Any suggestions for the best way out of the following linoleum floor
installation disaster?

A (young) installer (with experience) opted to cover an old linoleum
floor with quarter-inch plywood and then cover that with new linoleum.
The plywood was secured with abundant use of one-inch staples dispensed
from a quality gun, then the new linoleum was glued to the plywood.
The problem is that the plywood has bowed up in the center, at least a
4 foot diameter bubble raised about a half inch. How could this
happen? Obviously the staples failed. Would the approach have worked
if screws secured to the floor joists were used instead of random
application of staples to the subfloor? The linoleum is glued tight
and if one tries to pull it up the paper backing tears and is an ugly
mess.

I'm trying to think of solutions; I hate to recommend a lot of
unnecessary work, such as tear everything out, or pull off the
linoleum, scrape off the glue, screw the plywood down into the floor
joists and try again. I know this sounds insane, but could the bubbled
plywood be screwed down through the new linoleum (into the floor
joists) and a second layer of plywood be used and newer linoleum glued
to that? Seems to me that if this is done the big bubble will just
become smaller bubbles.

My role is that of an advisor to correct this farce (I'm related by
in-law once removed). I wasn't involved in the original work (thank
heavens) so I can't comment as to why it didn't work as planned;
however, I do feel that the plywood-over-linoleum idea should have
worked OK, if it had been done correctly, and I see it has been
recommended in this newsgroup, so I probably would have gone along
with the idea if I'd have been consulted at the start, but not
necessarily the idea to use staples.

Thanks,

Dale

  #2   Report Post  
Posted to alt.home.repair
louie
 
Posts: n/a
Default Plywood-Over-Linoleum Disaster; Solution?

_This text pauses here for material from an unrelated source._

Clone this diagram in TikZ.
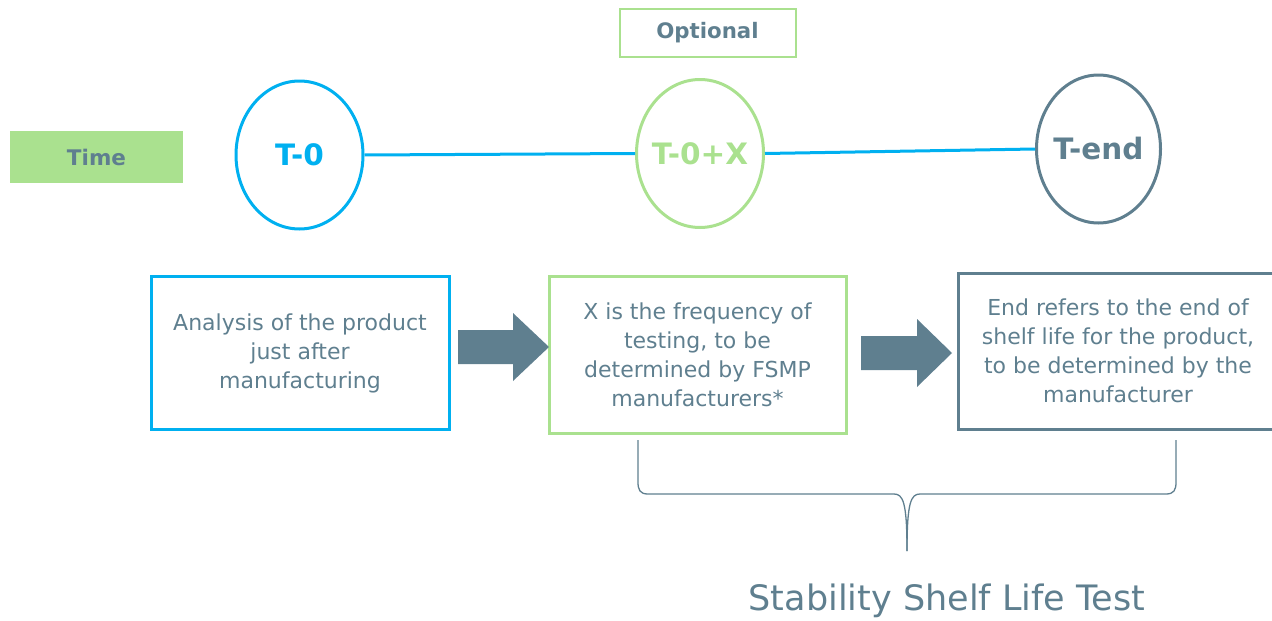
\documentclass[tikz,border=0pt]{standalone}
\usepackage{fontspec}
\setmainfont{DejaVu Sans}
\usetikzlibrary{shapes.geometric}
\definecolor{slate}{HTML}{5F7F8F}
\definecolor{sky}{HTML}{00B0F0}
\definecolor{leaf}{HTML}{AAE18F}
\tikzset{
  stage/.style={ellipse, draw, line width=3pt, inner sep=0pt,
    minimum width=127pt, minimum height=148pt,
    font=\fontsize{29.5}{32}\selectfont\bfseries},
  infobox/.style={draw, line width=3pt, inner sep=0pt, align=center,
    text=slate, font=\fontsize{22}{29}\selectfont},
  timeline/.style={sky, line width=3pt},
  blockarrow/.style={fill=slate, draw=none},
}
% zero-width label so the ellipse size is set only by its minimum size
\newcommand{\stagetext}[1]{\makebox[0pt]{#1}}
\begin{document}
\begin{tikzpicture}[x=1pt,y=-1pt]
\useasboundingbox (0,0) rectangle (1272,621);

% row labels
\node[fill=leaf, minimum width=173pt, minimum height=52pt, inner sep=0pt,
  text=slate, font=\fontsize{21.5}{24}\selectfont\bfseries] (time) at (96.5,157) {Time};
\node[draw=leaf, line width=2pt, minimum width=176pt, minimum height=48pt, inner sep=0pt,
  text=slate, font=\fontsize{21.3}{24}\selectfont\bfseries] (optional) at (707.5,33)
  {\raisebox{-2pt}{Optional}};

% time points
\node[stage, draw=sky, text=sky] (t0) at (299.5,155) {\stagetext{T-0}};
\node[stage, draw=leaf, text=leaf] (tx) at (700,153.5) {\stagetext{T-0+X}};
\node[stage, draw=slate, text=slate, minimum width=124pt] (tend) at (1098.5,149) {\stagetext{T-end}};

\draw[timeline] (t0.east) -- (tx.west);
\draw[timeline] (tx.east) -- (tend.west);

% descriptions
\node[infobox, draw=sky, minimum width=298pt, minimum height=153pt] (b1) at (300,353)
  {Analysis of the product\\just after\\manufacturing};
\node[infobox, draw=leaf, minimum width=297pt, minimum height=157pt] (b2) at (697.5,354.5)
  {X is the frequency of\\testing, to be\\determined by FSMP\\manufacturers*};
\node[infobox, draw=slate, minimum width=320pt, minimum height=156pt] (b3) at (1118,351)
  {End refers to the end of\\shelf life for the product,\\to be determined by the\\manufacturer};

% block arrows between descriptions
\fill[blockarrow] (458,330) -- (513,330) -- (513,313) -- (549,347) -- (513,381)
  -- (513,364) -- (458,364) -- cycle;
\fill[blockarrow] (861,336) -- (917,336) -- (917,319) -- (952,353) -- (917,387)
  -- (917,370) -- (861,370) -- cycle;

% brace over T-0+X .. T-end
\coordinate (bl) at (638,440);
\coordinate (br) at (1176,440);
\coordinate (bm) at (907,551);
\draw[slate, line width=1.3pt]
  (bl) -- (638,482) .. controls (638,490) and (640,494) .. (648,494)
  -- (894,494) .. controls (903,494) and (907,502) .. (bm);
\draw[slate, line width=1.3pt]
  (br) -- (1176,482) .. controls (1176,490) and (1174,494) .. (1166,494)
  -- (920,494) .. controls (911,494) and (907,502) .. (bm);

\node[text=slate, font=\fontsize{35}{40}\selectfont, inner sep=0pt] (caption) at (947,601)
  {Stability Shelf Life Test};
\end{tikzpicture}
\end{document}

I would tear it down to subfloor and try again. This time, when
stapling down the luan (1/4") use subfloor adhesive first to help hold
it down. Maybe look into using longer staples if possible, it's
possible that the staples aren't penetrating the subfloor deep enough
to hold.

  #3   Report Post  
Posted to alt.home.repair
calhoun
 
Posts: n/a
Default Plywood-Over-Linoleum Disaster; Solution?

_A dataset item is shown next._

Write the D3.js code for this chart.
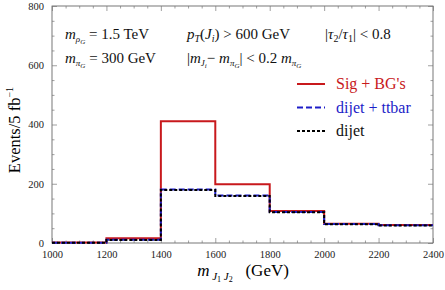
<!DOCTYPE html>
<html lang="en">
<head>
<meta charset="UTF-8">
<script src="https://d3js.org/d3.v7.min.js"></script>
<style>
  body { margin: 0; background: #fff; }
  svg text { font-family: "Liberation Serif", "Times New Roman", "DejaVu Serif", serif; }
  .tick text { font-size: 10.5px; fill: #222; }
</style>
</head>
<body>
<svg id="chart" width="445" height="290"></svg>
<script>
// bin edges in GeV and event counts per bin
const binEdges = [1000, 1200, 1400, 1600, 1800, 2000, 2200, 2400];
const sigBG = [2, 16, 411, 198, 108, 65, 61];
const dijetTtbar = [1, 11, 181, 160, 105, 64, 60];
const dijet = [1, 10, 179, 159, 104, 63, 59];
const xTicks = [1000, 1200, 1400, 1600, 1800, 2000, 2200, 2400];
const yTicks = [0, 200, 400, 600, 800];

const svg = d3.select("#chart");
const mLeft = 52, mRight = 433, mTop = 6, mBottom = 243;

const x = d3.scaleLinear().domain([1000, 2400]).range([mLeft, mRight]);
const y = d3.scaleLinear().domain([0, 800]).range([mBottom, mTop]);

// frame
svg.append("rect")
  .attr("x", mLeft).attr("y", mTop)
  .attr("width", mRight - mLeft).attr("height", mBottom - mTop)
  .attr("fill", "none").attr("stroke", "#555").attr("stroke-width", 0.8);

// ticks, pointing inward on all four sides
const xMinor = d3.range(1000, 2401, 50).filter(v => v % 200 !== 0);
const yMinor = d3.range(0, 801, 50).filter(v => v % 200 !== 0);
const fmt = d3.format("d");

svg.append("g").attr("transform", `translate(0,${mBottom})`)
  .call(d3.axisBottom(x).tickValues(xTicks).tickSize(-5).tickPadding(8).tickFormat(fmt).tickSizeOuter(0));
svg.append("g").attr("transform", `translate(0,${mBottom})`)
  .call(d3.axisBottom(x).tickValues(xMinor).tickSize(-2.5).tickFormat("").tickSizeOuter(0));
svg.append("g").attr("transform", `translate(0,${mTop})`)
  .call(d3.axisTop(x).tickValues(xTicks).tickSize(-5).tickFormat("").tickSizeOuter(0));
svg.append("g").attr("transform", `translate(0,${mTop})`)
  .call(d3.axisTop(x).tickValues(xMinor).tickSize(-2.5).tickFormat("").tickSizeOuter(0));

svg.append("g").attr("transform", `translate(${mLeft},0)`)
  .call(d3.axisLeft(y).tickValues(yTicks).tickSize(-5).tickPadding(8).tickFormat(fmt).tickSizeOuter(0));
svg.append("g").attr("transform", `translate(${mLeft},0)`)
  .call(d3.axisLeft(y).tickValues(yMinor).tickSize(-2.5).tickFormat("").tickSizeOuter(0));
svg.append("g").attr("transform", `translate(${mRight},0)`)
  .call(d3.axisRight(y).tickValues(yTicks).tickSize(-5).tickFormat("").tickSizeOuter(0));
svg.append("g").attr("transform", `translate(${mRight},0)`)
  .call(d3.axisRight(y).tickValues(yMinor).tickSize(-2.5).tickFormat("").tickSizeOuter(0));

svg.selectAll(".domain").remove();
svg.selectAll("g").attr("font-family", null);
svg.selectAll(".tick line").attr("stroke", "#777").attr("stroke-width", 0.7);

// step histograms
function stepPoints(vals) {
  const pts = [];
  vals.forEach((v, i) => {
    pts.push([binEdges[i], v]);
    pts.push([binEdges[i + 1], v]);
  });
  return pts;
}
const line = d3.line().x(d => x(d[0])).y(d => y(d[1]));

const series = [
  { vals: sigBG, color: "#c8191c", width: 2, dash: null },
  { vals: dijetTtbar, color: "#1d1dc8", width: 2, dash: "6,3" },
  { vals: dijet, color: "#000", width: 2, dash: "3,2" }
];
series.forEach(s => {
  svg.append("path")
    .attr("d", line(stepPoints(s.vals)))
    .attr("fill", "none")
    .attr("stroke", s.color)
    .attr("stroke-width", s.width)
    .attr("stroke-dasharray", s.dash);
});

// annotations
const ann = svg.append("g").attr("font-size", 15).attr("fill", "#111");
ann.append("text").attr("x", 65).attr("y", 39)
  .html('<tspan font-style="italic">m</tspan><tspan font-size="9" dy="3"><tspan font-style="italic">ρ</tspan><tspan font-size="7" font-style="italic" dy="2">G</tspan></tspan><tspan dy="-5"> = 1.5 TeV</tspan>');
ann.append("text").attr("x", 187).attr("y", 39)
  .html('<tspan font-style="italic">p</tspan><tspan font-size="10" font-style="italic" dy="3">T</tspan><tspan dy="-3">(</tspan><tspan font-style="italic">J</tspan><tspan font-size="10" font-style="italic" dy="3">i</tspan><tspan dy="-3">) &gt; 600 GeV</tspan>');
ann.append("text").attr("x", 325).attr("y", 39)
  .html('|<tspan font-style="italic">τ</tspan><tspan font-size="10" dy="3">2</tspan><tspan dy="-3">/</tspan><tspan font-style="italic">τ</tspan><tspan font-size="10" dy="3">1</tspan><tspan dy="-3">| &lt; 0.8</tspan>');
ann.append("text").attr("x", 65).attr("y", 63)
  .html('<tspan font-style="italic">m</tspan><tspan font-size="9" dy="3"><tspan font-style="italic">π</tspan><tspan font-size="7" font-style="italic" dy="2">G</tspan></tspan><tspan dy="-5"> = 300 GeV</tspan>');
ann.append("text").attr("x", 187).attr("y", 63)
  .html('|<tspan font-style="italic">m</tspan><tspan font-size="9" font-style="italic" dy="3">J</tspan><tspan font-size="7" font-style="italic" dy="2">i</tspan><tspan dy="-5">− </tspan><tspan font-style="italic">m</tspan><tspan font-size="9" dy="3"><tspan font-style="italic">π</tspan><tspan font-size="7" font-style="italic" dy="2">G</tspan></tspan><tspan dy="-5">| &lt; 0.2 </tspan><tspan font-style="italic">m</tspan><tspan font-size="9" dy="3"><tspan font-style="italic">π</tspan><tspan font-size="7" font-style="italic" dy="2">G</tspan></tspan>');

// legend
const legendLabels = ["Sig + BG's", "dijet + ttbar", "dijet"];
const legendColors = ["#c8191c", "#1d1dc8", "#111"];
const leg = svg.append("g");
legendLabels.forEach((lab, i) => {
  const ly = 84 + i * 23.5;
  leg.append("line")
    .attr("x1", 297).attr("x2", 325).attr("y1", ly).attr("y2", ly)
    .attr("stroke", series[i].color).attr("stroke-width", 2)
    .attr("stroke-dasharray", series[i].dash);
  leg.append("text")
    .attr("x", 336).attr("y", ly + 5)
    .attr("font-size", 16).attr("fill", legendColors[i])
    .text(lab);
});

// axis titles
svg.append("text").attr("x", 243).attr("y", 276).attr("text-anchor", "middle")
  .attr("font-size", 17)
  .html('<tspan font-style="italic">m</tspan><tspan font-size="11" font-style="italic" dy="4">&#160;J</tspan><tspan font-size="8" dy="2">1</tspan><tspan font-size="11" font-style="italic" dy="-2">&#160;J</tspan><tspan font-size="8" dy="2">2</tspan><tspan dy="-6">&#160;&#160;&#160;(GeV)</tspan>');

svg.append("text")
  .attr("transform", "translate(20,130) rotate(-90)")
  .attr("text-anchor", "middle").attr("font-size", 16.5)
  .html('Events/5 fb<tspan font-size="10" dy="-7">−1</tspan>');
</script>
</body>
</html>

"dalemstevens" wrote in message
ups.com...
Hi,

Any suggestions for the best way out of the following linoleum floor
installation disaster?

A (young) installer (with experience) opted to cover an old linoleum
floor with quarter-inch plywood and then cover that with new linoleum.
The plywood was secured with abundant use of one-inch staples dispensed
from a quality gun, then the new linoleum was glued to the plywood.
The problem is that the plywood has bowed up in the center, at least a
4 foot diameter bubble raised about a half inch. How could this
happen? Obviously the staples failed. Would the approach have worked
if screws secured to the floor joists were used instead of random
application of staples to the subfloor? The linoleum is glued tight
and if one tries to pull it up the paper backing tears and is an ugly
mess.

I'm trying to think of solutions; I hate to recommend a lot of
unnecessary work, such as tear everything out, or pull off the
linoleum, scrape off the glue, screw the plywood down into the floor
joists and try again. I know this sounds insane, but could the bubbled
plywood be screwed down through the new linoleum (into the floor
joists) and a second layer of plywood be used and newer linoleum glued
to that? Seems to me that if this is done the big bubble will just
become smaller bubbles.

My role is that of an advisor to correct this farce (I'm related by
in-law once removed). I wasn't involved in the original work (thank
heavens) so I can't comment as to why it didn't work as planned;
however, I do feel that the plywood-over-linoleum idea should have
worked OK, if it had been done correctly, and I see it has been
recommended in this newsgroup, so I probably would have gone along
with the idea if I'd have been consulted at the start, but not
necessarily the idea to use staples.

Thanks,

Dale


Many vinyl installers won't use luan. The problem is not too short staples.
The problem is the luan. Most is not 1/4 inch making the 3 veneer layers
very thin. The staples blow right though it. The use of a proper
underlayment is the solution.


  #4   Report Post  
Posted to alt.home.repair
Goedjn
 
Posts: n/a
Default Plywood-Over-Linoleum Disaster; Solution?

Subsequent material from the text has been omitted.